東京新聞寄居専売所

読んで納得!価格で満足!
家計の負担を減らしましょう!
1ヶ月月極2950円です!
アルバイト大募集中です!

今日の筆洗

2020年01月18日 | Weblog

 文明は感染症の「ゆりかご」であった。感染症対策に詳しい山本太郎さんの著書『感染症と文明』にそんな言葉がある。農耕によって食糧増産を成し遂げた人類は定住し、人口を増やした。これが感染症の流行に、格好の土壌となったということのようだ▼人の感染症のおよそ七割は動物由来ともいう。家畜化された動物もゆりかごのような存在だったらしく、病原体は多様性を増している▼中国の武漢は、約千百万人という人口を擁し、近代的な産業もある大都市である。そこにある海鮮市場は、鳥類やヘビ、カエルなど多様な食用の動物を売っていた。
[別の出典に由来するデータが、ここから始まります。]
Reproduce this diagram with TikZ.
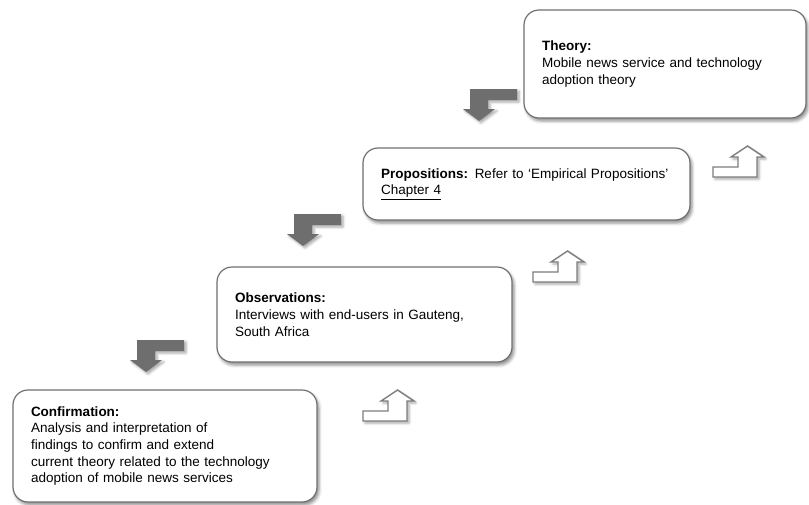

ゆりかごだったのだろうか。コロナウイルスが潜んでいた場でなかったか、と疑われている。新型の肺炎は二人目の死者を出した。日本でも武漢に渡航した男性の感染が確認された▼感染が爆発する条件は人の密集と交通だそうだが、武漢にも国際空港がある。人口という土壌にくわえて、移動手段の存在は今後への懸念のゆえんだ▼人から人への感染のおそれが消えていない半面、かつての重症急性呼吸器症候群(SARS)のような猛威はみられていない。パニックに陥る必要はない▼<こわがらな過ぎたり、こわがり過ぎたりするのはやさしいが、正当にこわがることはなかなかむつかしい>。寺田寅彦が書いている。現代の文明人も正当に怖がることを求められていよう。